Hacker News new | ask | show | jobs
by CameronNemo 1705 days ago
>it is racy to have more than one process writing to the toplevel hierarchy

Source? And define top level hierarchy? The top level isn't really special.

This is why locks exist btw.

I'm not convinced you have to manage cgroups from one process. That is not how most implementations do it.

>Processes cannot just freely break out of their cgroup, that wouldn't be secure.

Processes can freely migrate ("break out" if you insist on that terminology) if they have write access to one level above them in the tree. Systemd does not put you in that situation, but it could.

E.g. if you are in /user/<uid> you have nowhere to go, but if your are in /user/<uid>/default you can go to /user/<uid>/<container_runtime>/<unique_container_id>/default.

1 comments

I'm sorry I don't understand what you're asking for specifically, the source is the cgroups API. Check the documentation I posted earlier, particularly this line:

"Because the resource control interface files in a given directory control the distribution of the parent’s resources, the delegatee shouldn’t be allowed to write to them."

You could add locking but that would be basically doing what systemd/docker/runc does and adding a new API on top of it which is then available through D-Bus or whatever. The top-level hierarchy is the top of any cgroup tree, if you have two processes writing to that without synchronization then they will potentially stomp over each other's values. You technically can go and run "sudo mkdir" inside your docker's toplevel cgroup but that would probably break things.

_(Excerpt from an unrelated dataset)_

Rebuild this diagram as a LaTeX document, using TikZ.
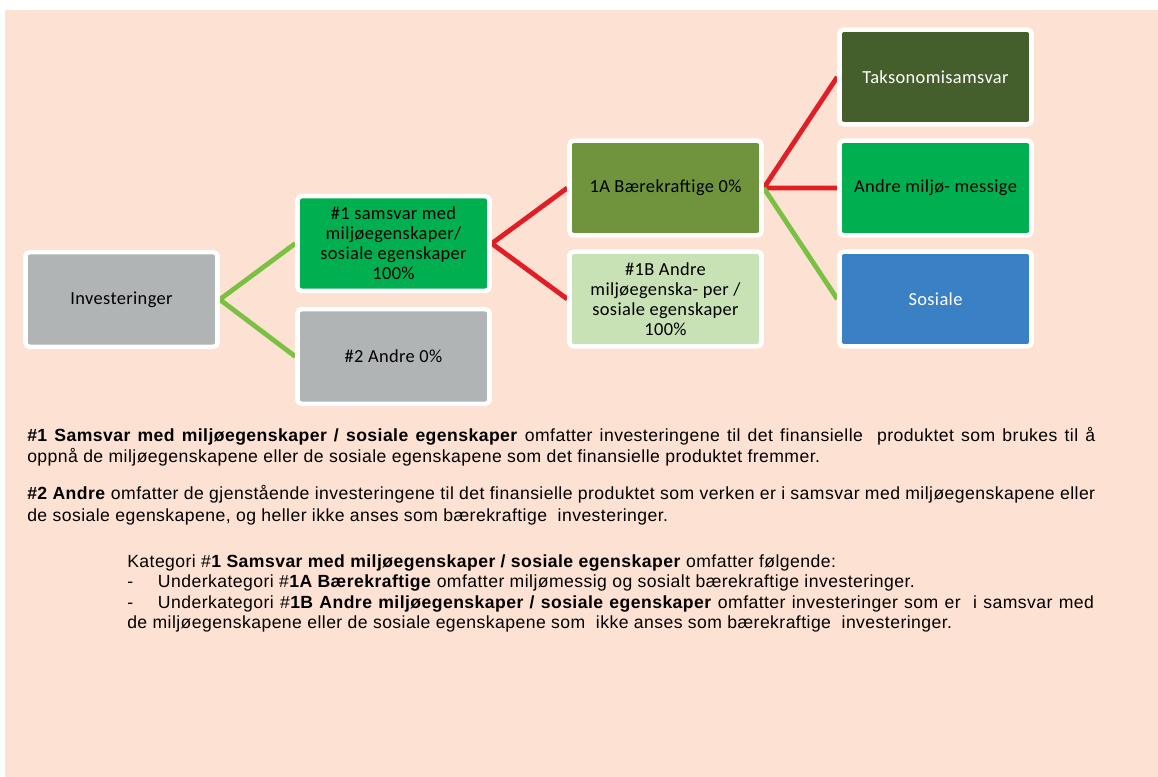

"if they have write access to one level above them in the tree. Systemd does not put you in that situation, but it could."

Well it does do that if you turn on delegation by giving you your own sub-tree, it doesn't do it by default because most services are not container managers and don't need an additional sub-tree. If you don't do that then write access is not allowed by the cgroups API, see above. It would not really make sense to allow a child process to say "I am going to take 100% of the cpu controller now and you get none sorry", that would defeat the purpose of cgroups.

What have you worked on in this space?
I used to consult for this kind of thing several years ago, I don't any more. The field has really just coalesced around K8s. I don't think there is much space for innovation anymore.